Tentatively, I seem to have found a solution.

Before, I had largely used the R installation from Anaconda using its default channels. The only exception to that was when I upgraded RStan to 2.19.2 in a failed attempt to stop the crashes; in that case, I uninstalled the conda packages r-rstan and r-stanheaders and then installed the rstan and StanHeaders packages using install.packages() instead.

However, if I used the R installation from the Conda-Forge channel (in its own conda environment, BTW), then RStan seemed to behave properly.
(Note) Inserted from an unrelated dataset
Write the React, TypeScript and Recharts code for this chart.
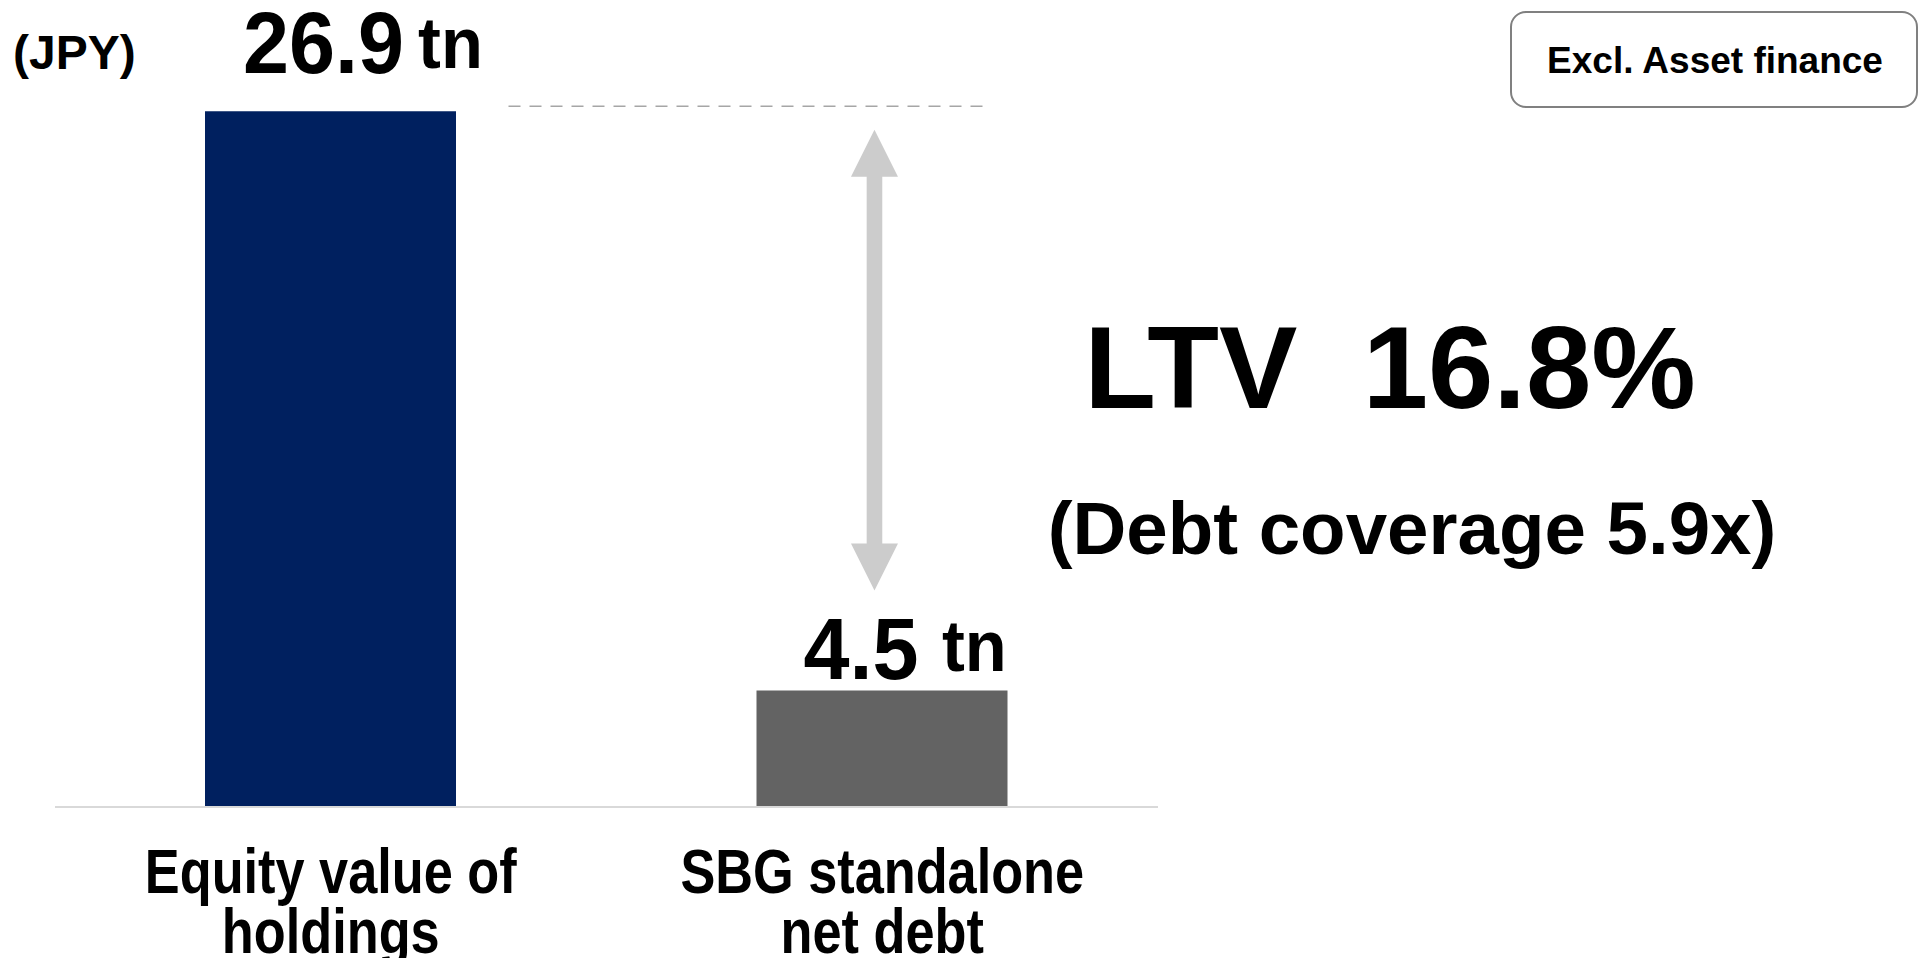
import { BarChart, Bar, XAxis, YAxis, Cell, LabelList } from 'recharts'

const CATEGORY_LINES = [
  ['Equity value of', 'holdings'],
  ['SBG standalone', 'net debt'],
]
const VALUES = [26.9, 4.5]
const VALUE_TEXT = ['26.9', '4.5']
const UNIT = 'tn'
const CURRENCY = '(JPY)'
const LTV_TEXT = 'LTV  16.8%'
const COVERAGE_TEXT = '(Debt coverage 5.9x)'
const SCOPE_TEXT = 'Excl. Asset finance'
const Y_DOMAIN = [0, 30]

const BAR_COLORS = ['#00205f', '#636363']
const FONT = '"Liberation Sans", Arial, Helvetica, sans-serif'

// label placement per bar (offsets from the bar's top-left corner)
const VALUE_LABEL_POS = [
  { dx: 38, dy: -38, gap: 15, unitDy: -5 },
  { dx: 47, dy: -12, gap: 25, unitDy: -8 },
]

const data = CATEGORY_LINES.map((lines, i) => ({
  name: lines.join(' '),
  value: VALUES[i],
}))

function ValueLabel(props: any) {
  const { x, y, index } = props
  const p = VALUE_LABEL_POS[index]
  if (!p) return null
  return (
    <g transform={`translate(${x + p.dx},${y + p.dy}) scale(0.94,1)`}>
      <text x={0} y={0} fontFamily={FONT} fontWeight="bold" fontSize={88} fill="#000">
        {VALUE_TEXT[index]}
        <tspan fontSize={73} dx={p.gap} dy={p.unitDy}>{UNIT}</tspan>
      </text>
    </g>
  )
}

// dashed level of the equity bar and the gap arrow, drawn next to the debt bar
function SpanMarker(props: any) {
  const { x, y, width, height, index } = props
  if (index !== 1) return null
  const k = height / VALUES[1]
  const bottom = y + height
  const levelY = bottom - VALUES[0] * k - 5
  const cx = x + width * 0.47
  const top = levelY + 23.5
  const tip = y - 100
  const headH = 47
  const headW = 23.5
  const shaft = 7.8
  const pts = [
    [cx, top],
    [cx + headW, top + headH],
    [cx + shaft, top + headH],
    [cx + shaft, tip - headH],
    [cx + headW, tip - headH],
    [cx, tip],
    [cx - headW, tip - headH],
    [cx - shaft, tip - headH],
    [cx - shaft, top + headH],
    [cx - headW, top + headH],
  ]
  return (
    <g>
      <line
        x1={x - 248}
        x2={x + 226}
        y1={levelY}
        y2={levelY}
        stroke="#a6a6a6"
        strokeWidth={1.5}
        strokeDasharray="12 9"
      />
      <polygon points={pts.map((q) => q.join(',')).join(' ')} fill="#cccccc" />
    </g>
  )
}

function CategoryTick(props: any) {
  const { x, y, payload } = props
  const lines = CATEGORY_LINES.find((l) => l.join(' ') === payload.value) || [payload.value]
  return (
    <g transform={`translate(${x},${y}) scale(0.83,1)`}>
      {lines.map((line, i) => (
        <text
          key={i}
          x={0}
          y={86 + i * 60}
          textAnchor="middle"
          fontFamily={FONT}
          fontWeight="bold"
          fontSize={63}
          fill="#000"
        >
          {line}
        </text>
      ))}
    </g>
  )
}

export default function App() {
  return (
    <div style={{ position: 'absolute', left: 0, top: 0, width: 1922, height: 958, background: '#fff' }}>
      <BarChart
        width={1922}
        height={958}
        data={data}
        margin={{ top: 31, right: 764, bottom: 0, left: 55 }}
      >
        <YAxis hide domain={Y_DOMAIN} />
        <XAxis
          dataKey="name"
          height={151}
          axisLine={{ stroke: '#d9d9d9', strokeWidth: 2 }}
          tickLine={false}
          tickSize={0}
          tickMargin={0}
          interval={0}
          tick={<CategoryTick />}
        />
        <Bar dataKey="value" barSize={251} isAnimationActive={false}>
          {data.map((d, i) => (
            <Cell key={d.name} fill={BAR_COLORS[i]} />
          ))}
          <LabelList dataKey="value" content={<ValueLabel />} />
          <LabelList dataKey="value" content={<SpanMarker />} />
        </Bar>
      </BarChart>
      <svg
        width={1922}
        height={958}
        style={{ position: 'absolute', left: 0, top: 0, pointerEvents: 'none' }}
        fontFamily={FONT}
        fontWeight="bold"
      >
        <text x={13} y={69} fontSize={48} fill="#000">{CURRENCY}</text>
        <rect x={1511} y={12} width={406} height={95} rx={15} fill="none" stroke="#808080" strokeWidth={2} />
        <text x={1715} y={73} fontSize={37} textAnchor="middle" fill="#000">{SCOPE_TEXT}</text>
        <text x={1390} y={408} fontSize={117.5} textAnchor="middle" fill="#000" style={{ whiteSpace: 'pre' }}>
          {LTV_TEXT}
        </text>
        <text x={1412} y={554} fontSize={74.5} textAnchor="middle" fill="#000">{COVERAGE_TEXT}</text>
      </svg>
    </div>
  )
}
I’m not sure why that makes a difference, though I notice that with Conda-Forge, the CLang version is 9.0, where as in mainline Anaconda, it’s only 4.0.

I have also had some problems with the default Anaconda distribution (mainly python stuff) so keeping your environment using only conda-forge sounds reasonable.

Do you know is there somebody keeping conda-forge packages up-to-date?

Do you use system compiler or conda-forge compiler?

(See C++ part and use -c conda-forge flag when installing)

https://github.com/stan-dev/pystan/blob/develop/doc/installation_beginner.rst

I actually haven’t had any need for conda-forge when using PyStan. It’s just been RStan that’s been giving me trouble.

I am not privy to who in particular is maintaining the conda-forge packages.

As far as I know, I use whatever compiler that $CXX points to, and that environment variable is set in the current Anaconda environment.